STORED DATA –

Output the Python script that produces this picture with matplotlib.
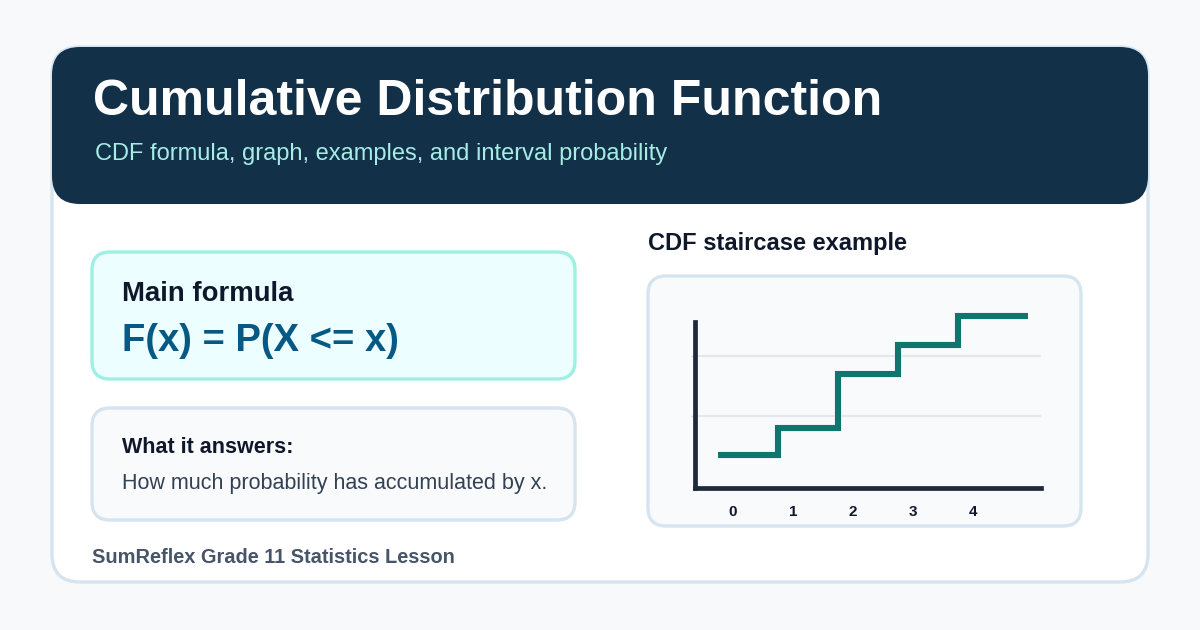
import matplotlib
matplotlib.use('Agg')
import matplotlib.pyplot as plt
from matplotlib.patches import FancyBboxPatch

plt.rcParams['font.family'] = ['Liberation Sans', 'DejaVu Sans']

# --- content ---
TITLE = 'Cumulative Distribution Function'
SUBTITLE = 'CDF formula, graph, examples, and interval probability'
FORMULA_HEAD = 'Main formula'
FORMULA = 'F(x) = P(X <= x)'
ANSWER_HEAD = 'What it answers:'
ANSWER_TEXT = 'How much probability has accumulated by x.'
FOOTER = 'SumReflex Grade 11 Statistics Lesson'
CHART_TITLE = 'CDF staircase example'

# staircase data (top step scaled to 1)
step_x = [0, 1, 2, 3, 4]
step_end = 5.17
cdf_levels = [0.19, 0.35, 0.66, 0.83, 1.0]
grid_levels = [0.42, 0.77]
tick_labels = ['0', '1', '2', '3', '4']

BG = '#f7f9fb'
NAVY = '#133049'
BORDER = '#d6e4f0'
DARK = '#0f172a'
TEAL = '#0f766e'

fig = plt.figure(figsize=(12, 6.3), dpi=100)
fig.patch.set_facecolor(BG)
ax = fig.add_axes([0, 0, 1, 1])
ax.set_xlim(0, 1200)
ax.set_ylim(630, 0)
ax.axis('off')


def rbox(x, y, w, h, r, fc, ec='none', lw=0, z=1):
    p = FancyBboxPatch((x, y), w, h, boxstyle=f'round,pad=0,rounding_size={r}',
                       fc=fc, ec=ec, lw=lw, zorder=z)
    ax.add_patch(p)


def label(x, y, s, size, color, bold=False):
    ax.text(x, y, s, color=color, fontsize=size, fontweight='bold' if bold else 'normal',
            va='baseline', ha='left', zorder=3)


# card + header
rbox(52, 47, 1096, 535, 28, 'white', BORDER, 2.4, 1)
rbox(52, 47, 1096, 157, 28, NAVY, 'none', 0, 2)
label(93, 115, TITLE, 36, 'white', True)
label(95, 160, SUBTITLE, 17, '#a7ede6')

# left boxes
rbox(92, 252, 483, 127, 18, '#ecfeff', '#9ef0e2', 2.4, 2)
label(122, 301, FORMULA_HEAD, 19.8, DARK, True)
label(122, 351, FORMULA, 27.5, '#075985', True)

rbox(92, 408, 483, 112, 18, '#f8fafc', BORDER, 2.4, 2)
label(122, 453, ANSWER_HEAD, 15.5, DARK, True)
label(122, 489, ANSWER_TEXT, 15.5, '#334155')

label(92, 563, FOOTER, 14.4, '#475569', True)

# right chart
label(648, 250, CHART_TITLE, 17, DARK, True)
rbox(648, 276, 433, 250, 18, '#f8fafc', BORDER, 2.4, 2)

W, H = 1200, 630
left, right, bottom, top = 695, 1041, 488, 316
cax = fig.add_axes([left / W, 1 - bottom / H, (right - left) / W, (bottom - top) / H])
cax.set_facecolor('none')
cax.set_xlim((left - 718) / 60, (right - 718) / 60)
cax.set_ylim(0, 1.0)
for g in grid_levels:
    cax.axhline(g, color='#e2e8f0', lw=1.5, zorder=1)
cax.plot(step_x + [step_end], cdf_levels + [cdf_levels[-1]], drawstyle='steps-post',
         color=TEAL, lw=4.4, solid_joinstyle='miter', solid_capstyle='butt',
         clip_on=False, zorder=3)
for s in ['top', 'right']:
    cax.spines[s].set_visible(False)
for s in ['left', 'bottom']:
    cax.spines[s].set_color('#1e293b')
    cax.spines[s].set_linewidth(3.4)
cax.spines['left'].set_bounds(0, 0.965)
cax.set_yticks(grid_levels)
cax.set_yticklabels([])
cax.tick_params(axis='y', length=3, width=1, color='#cbd5e1')
cax.set_xticks([x + 0.25 for x in step_x])
cax.set_xticklabels(tick_labels, fontsize=11, fontweight='bold', color=DARK)
cax.tick_params(axis='x', length=0, pad=12)

fig.savefig('out.png', dpi=100, facecolor=BG)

WHAT NEEDS TO BE DONE – Every line is to be duplicated exactly, though pictures stay out.

CORRECT RESULT –
Output the Python script that produces this picture with matplotlib.
import matplotlib
matplotlib.use('Agg')
import matplotlib.pyplot as plt
from matplotlib.patches import FancyBboxPatch

plt.rcParams['font.family'] = ['Liberation Sans', 'DejaVu Sans']

# --- content ---
TITLE = 'Cumulative Distribution Function'
SUBTITLE = 'CDF formula, graph, examples, and interval probability'
FORMULA_HEAD = 'Main formula'
FORMULA = 'F(x) = P(X <= x)'
ANSWER_HEAD = 'What it answers:'
ANSWER_TEXT = 'How much probability has accumulated by x.'
FOOTER = 'SumReflex Grade 11 Statistics Lesson'
CHART_TITLE = 'CDF staircase example'

# staircase data (top step scaled to 1)
step_x = [0, 1, 2, 3, 4]
step_end = 5.17
cdf_levels = [0.19, 0.35, 0.66, 0.83, 1.0]
grid_levels = [0.42, 0.77]
tick_labels = ['0', '1', '2', '3', '4']

BG = '#f7f9fb'
NAVY = '#133049'
BORDER = '#d6e4f0'
DARK = '#0f172a'
TEAL = '#0f766e'

fig = plt.figure(figsize=(12, 6.3), dpi=100)
fig.patch.set_facecolor(BG)
ax = fig.add_axes([0, 0, 1, 1])
ax.set_xlim(0, 1200)
ax.set_ylim(630, 0)
ax.axis('off')


def rbox(x, y, w, h, r, fc, ec='none', lw=0, z=1):
    p = FancyBboxPatch((x, y), w, h, boxstyle=f'round,pad=0,rounding_size={r}',
                       fc=fc, ec=ec, lw=lw, zorder=z)
    ax.add_patch(p)


def label(x, y, s, size, color, bold=False):
    ax.text(x, y, s, color=color, fontsize=size, fontweight='bold' if bold else 'normal',
            va='baseline', ha='left', zorder=3)


# card + header
rbox(52, 47, 1096, 535, 28, 'white', BORDER, 2.4, 1)
rbox(52, 47, 1096, 157, 28, NAVY, 'none', 0, 2)
label(93, 115, TITLE, 36, 'white', True)
label(95, 160, SUBTITLE, 17, '#a7ede6')

# left boxes
rbox(92, 252, 483, 127, 18, '#ecfeff', '#9ef0e2', 2.4, 2)
label(122, 301, FORMULA_HEAD, 19.8, DARK, True)
label(122, 351, FORMULA, 27.5, '#075985', True)

rbox(92, 408, 483, 112, 18, '#f8fafc', BORDER, 2.4, 2)
label(122, 453, ANSWER_HEAD, 15.5, DARK, True)
label(122, 489, ANSWER_TEXT, 15.5, '#334155')

label(92, 563, FOOTER, 14.4, '#475569', True)

# right chart
label(648, 250, CHART_TITLE, 17, DARK, True)
rbox(648, 276, 433, 250, 18, '#f8fafc', BORDER, 2.4, 2)

W, H = 1200, 630
left, right, bottom, top = 695, 1041, 488, 316
cax = fig.add_axes([left / W, 1 - bottom / H, (right - left) / W, (bottom - top) / H])
cax.set_facecolor('none')
cax.set_xlim((left - 718) / 60, (right - 718) / 60)
cax.set_ylim(0, 1.0)
for g in grid_levels:
    cax.axhline(g, color='#e2e8f0', lw=1.5, zorder=1)
cax.plot(step_x + [step_end], cdf_levels + [cdf_levels[-1]], drawstyle='steps-post',
         color=TEAL, lw=4.4, solid_joinstyle='miter', solid_capstyle='butt',
         clip_on=False, zorder=3)
for s in ['top', 'right']:
    cax.spines[s].set_visible(False)
for s in ['left', 'bottom']:
    cax.spines[s].set_color('#1e293b')
    cax.spines[s].set_linewidth(3.4)
cax.spines['left'].set_bounds(0, 0.965)
cax.set_yticks(grid_levels)
cax.set_yticklabels([])
cax.tick_params(axis='y', length=3, width=1, color='#cbd5e1')
cax.set_xticks([x + 0.25 for x in step_x])
cax.set_xticklabels(tick_labels, fontsize=11, fontweight='bold', color=DARK)
cax.tick_params(axis='x', length=0, pad=12)

fig.savefig('out.png', dpi=100, facecolor=BG)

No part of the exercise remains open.